* Request:
Starting at the first line of the listing below, retype each line up to and including the one that contains "0.575, 0.561, 0.561];". Leave pictures out.

— start —

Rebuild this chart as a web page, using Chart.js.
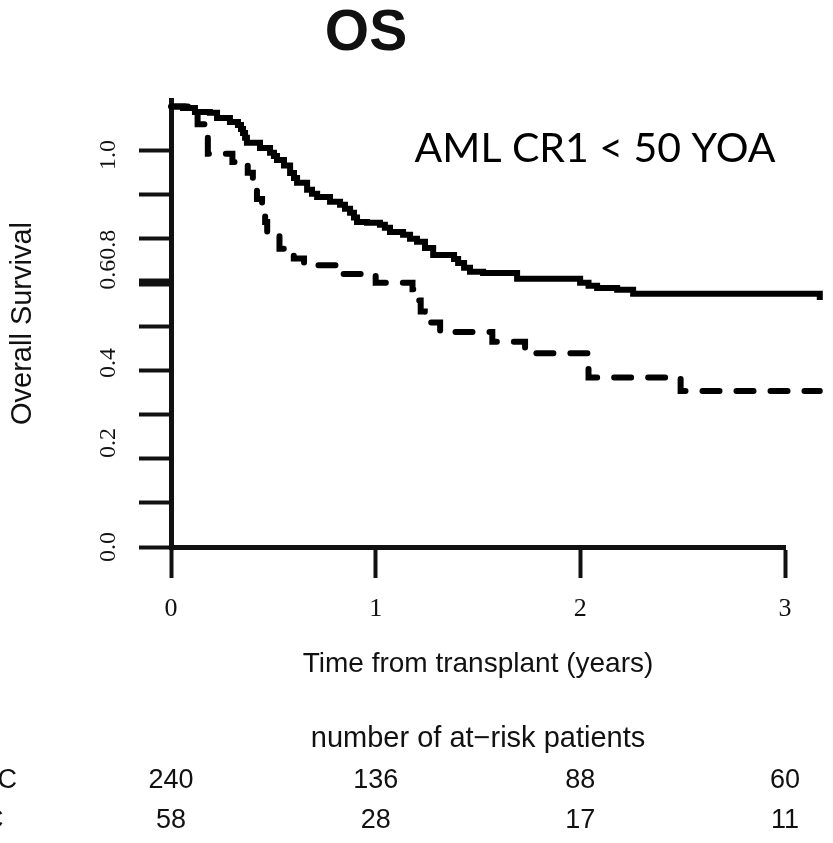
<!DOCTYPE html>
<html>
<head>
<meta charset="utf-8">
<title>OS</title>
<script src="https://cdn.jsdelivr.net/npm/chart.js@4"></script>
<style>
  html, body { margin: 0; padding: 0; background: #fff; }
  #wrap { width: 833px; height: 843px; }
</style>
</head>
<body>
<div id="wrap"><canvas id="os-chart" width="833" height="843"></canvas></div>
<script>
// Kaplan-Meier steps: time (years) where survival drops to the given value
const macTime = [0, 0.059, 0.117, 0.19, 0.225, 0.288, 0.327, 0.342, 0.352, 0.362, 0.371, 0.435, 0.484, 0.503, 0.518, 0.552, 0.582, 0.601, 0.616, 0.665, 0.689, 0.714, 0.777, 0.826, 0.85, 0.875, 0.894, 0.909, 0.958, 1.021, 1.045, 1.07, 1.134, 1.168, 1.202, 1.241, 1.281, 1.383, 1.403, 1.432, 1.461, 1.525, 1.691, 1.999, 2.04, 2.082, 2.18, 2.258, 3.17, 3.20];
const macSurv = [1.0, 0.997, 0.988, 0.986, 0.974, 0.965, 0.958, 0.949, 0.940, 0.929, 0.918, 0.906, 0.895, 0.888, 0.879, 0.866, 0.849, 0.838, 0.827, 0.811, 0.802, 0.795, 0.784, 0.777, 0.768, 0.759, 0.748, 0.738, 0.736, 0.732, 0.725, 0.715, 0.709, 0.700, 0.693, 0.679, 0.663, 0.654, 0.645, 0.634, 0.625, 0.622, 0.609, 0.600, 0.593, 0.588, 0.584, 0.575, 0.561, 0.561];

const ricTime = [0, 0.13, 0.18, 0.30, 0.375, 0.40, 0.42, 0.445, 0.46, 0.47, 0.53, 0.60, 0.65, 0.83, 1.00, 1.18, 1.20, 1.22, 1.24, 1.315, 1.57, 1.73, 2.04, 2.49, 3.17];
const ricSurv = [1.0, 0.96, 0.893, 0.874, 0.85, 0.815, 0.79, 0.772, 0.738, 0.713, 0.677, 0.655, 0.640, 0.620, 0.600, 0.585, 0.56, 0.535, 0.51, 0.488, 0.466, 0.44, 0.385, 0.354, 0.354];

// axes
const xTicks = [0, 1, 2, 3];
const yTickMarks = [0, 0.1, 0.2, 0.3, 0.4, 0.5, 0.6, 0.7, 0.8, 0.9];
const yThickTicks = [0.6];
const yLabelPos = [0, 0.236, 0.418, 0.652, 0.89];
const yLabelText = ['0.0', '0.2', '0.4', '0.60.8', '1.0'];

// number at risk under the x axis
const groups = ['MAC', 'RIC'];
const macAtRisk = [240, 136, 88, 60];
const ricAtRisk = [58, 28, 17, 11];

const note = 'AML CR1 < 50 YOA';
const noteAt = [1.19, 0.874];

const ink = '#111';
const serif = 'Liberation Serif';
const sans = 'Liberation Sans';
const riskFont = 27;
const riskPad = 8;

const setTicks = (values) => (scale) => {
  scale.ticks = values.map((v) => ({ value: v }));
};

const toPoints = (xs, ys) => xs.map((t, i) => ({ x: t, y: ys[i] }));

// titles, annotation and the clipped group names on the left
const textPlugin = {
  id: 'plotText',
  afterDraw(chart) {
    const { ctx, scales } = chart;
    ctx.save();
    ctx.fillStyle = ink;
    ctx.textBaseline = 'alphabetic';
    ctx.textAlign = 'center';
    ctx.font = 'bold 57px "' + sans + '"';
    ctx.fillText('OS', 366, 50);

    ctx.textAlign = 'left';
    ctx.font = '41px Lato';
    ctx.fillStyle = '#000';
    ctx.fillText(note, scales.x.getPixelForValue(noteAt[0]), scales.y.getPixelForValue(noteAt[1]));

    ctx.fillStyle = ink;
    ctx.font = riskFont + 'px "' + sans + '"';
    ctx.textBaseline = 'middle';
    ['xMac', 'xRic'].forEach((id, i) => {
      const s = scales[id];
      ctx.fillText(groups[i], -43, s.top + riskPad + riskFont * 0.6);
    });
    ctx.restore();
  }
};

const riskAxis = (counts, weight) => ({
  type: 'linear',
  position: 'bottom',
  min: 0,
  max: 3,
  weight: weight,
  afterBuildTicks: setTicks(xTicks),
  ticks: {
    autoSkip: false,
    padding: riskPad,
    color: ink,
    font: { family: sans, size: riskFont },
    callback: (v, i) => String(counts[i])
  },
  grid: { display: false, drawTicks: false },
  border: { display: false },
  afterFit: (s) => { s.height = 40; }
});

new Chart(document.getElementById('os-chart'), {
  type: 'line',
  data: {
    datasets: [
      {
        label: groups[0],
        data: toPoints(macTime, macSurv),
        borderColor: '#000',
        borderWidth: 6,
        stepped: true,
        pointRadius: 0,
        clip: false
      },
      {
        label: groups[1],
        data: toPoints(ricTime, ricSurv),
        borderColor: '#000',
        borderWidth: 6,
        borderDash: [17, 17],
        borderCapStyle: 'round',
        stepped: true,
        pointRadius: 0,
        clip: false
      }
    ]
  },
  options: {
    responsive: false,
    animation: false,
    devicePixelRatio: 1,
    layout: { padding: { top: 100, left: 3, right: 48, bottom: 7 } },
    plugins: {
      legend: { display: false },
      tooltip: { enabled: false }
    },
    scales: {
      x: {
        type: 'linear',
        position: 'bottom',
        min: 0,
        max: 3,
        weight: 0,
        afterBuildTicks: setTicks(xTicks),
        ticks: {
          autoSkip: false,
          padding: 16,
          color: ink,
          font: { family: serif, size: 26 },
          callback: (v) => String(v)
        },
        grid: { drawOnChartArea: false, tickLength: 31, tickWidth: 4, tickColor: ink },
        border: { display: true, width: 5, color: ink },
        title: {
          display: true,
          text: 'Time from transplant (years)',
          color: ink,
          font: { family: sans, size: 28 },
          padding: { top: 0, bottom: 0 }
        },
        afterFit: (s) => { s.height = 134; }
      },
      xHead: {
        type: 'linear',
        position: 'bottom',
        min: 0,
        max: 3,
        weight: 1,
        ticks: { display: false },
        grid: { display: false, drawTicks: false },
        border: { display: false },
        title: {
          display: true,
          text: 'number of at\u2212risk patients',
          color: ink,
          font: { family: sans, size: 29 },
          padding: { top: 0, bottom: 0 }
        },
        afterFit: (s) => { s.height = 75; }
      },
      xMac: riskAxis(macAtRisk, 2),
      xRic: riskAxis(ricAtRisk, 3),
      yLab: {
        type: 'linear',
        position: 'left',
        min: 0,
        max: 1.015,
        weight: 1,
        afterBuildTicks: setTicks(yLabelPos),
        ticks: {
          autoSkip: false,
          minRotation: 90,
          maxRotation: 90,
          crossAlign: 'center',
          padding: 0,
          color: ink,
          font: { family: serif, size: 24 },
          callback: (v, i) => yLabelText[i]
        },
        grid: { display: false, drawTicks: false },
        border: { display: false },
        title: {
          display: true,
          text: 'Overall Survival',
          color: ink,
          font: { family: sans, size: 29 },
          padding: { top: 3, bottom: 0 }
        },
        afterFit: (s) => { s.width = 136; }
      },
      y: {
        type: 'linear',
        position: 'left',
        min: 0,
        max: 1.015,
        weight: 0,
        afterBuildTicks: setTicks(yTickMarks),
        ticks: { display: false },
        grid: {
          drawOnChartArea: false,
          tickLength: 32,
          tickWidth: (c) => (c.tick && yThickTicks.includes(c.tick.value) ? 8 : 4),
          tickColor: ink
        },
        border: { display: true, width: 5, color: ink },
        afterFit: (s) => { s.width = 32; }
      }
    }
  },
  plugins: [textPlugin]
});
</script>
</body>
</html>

— end —

* Response to the task:
Rebuild this chart as a web page, using Chart.js.
<!DOCTYPE html>
<html>
<head>
<meta charset="utf-8">
<title>OS</title>
<script src="https://cdn.jsdelivr.net/npm/chart.js@4"></script>
<style>
  html, body { margin: 0; padding: 0; background: #fff; }
  #wrap { width: 833px; height: 843px; }
</style>
</head>
<body>
<div id="wrap"><canvas id="os-chart" width="833" height="843"></canvas></div>
<script>
// Kaplan-Meier steps: time (years) where survival drops to the given value
const macTime = [0, 0.059, 0.117, 0.19, 0.225, 0.288, 0.327, 0.342, 0.352, 0.362, 0.371, 0.435, 0.484, 0.503, 0.518, 0.552, 0.582, 0.601, 0.616, 0.665, 0.689, 0.714, 0.777, 0.826, 0.85, 0.875, 0.894, 0.909, 0.958, 1.021, 1.045, 1.07, 1.134, 1.168, 1.202, 1.241, 1.281, 1.383, 1.403, 1.432, 1.461, 1.525, 1.691, 1.999, 2.04, 2.082, 2.18, 2.258, 3.17, 3.20];
const macSurv = [1.0, 0.997, 0.988, 0.986, 0.974, 0.965, 0.958, 0.949, 0.940, 0.929, 0.918, 0.906, 0.895, 0.888, 0.879, 0.866, 0.849, 0.838, 0.827, 0.811, 0.802, 0.795, 0.784, 0.777, 0.768, 0.759, 0.748, 0.738, 0.736, 0.732, 0.725, 0.715, 0.709, 0.700, 0.693, 0.679, 0.663, 0.654, 0.645, 0.634, 0.625, 0.622, 0.609, 0.600, 0.593, 0.588, 0.584, 0.575, 0.561, 0.561];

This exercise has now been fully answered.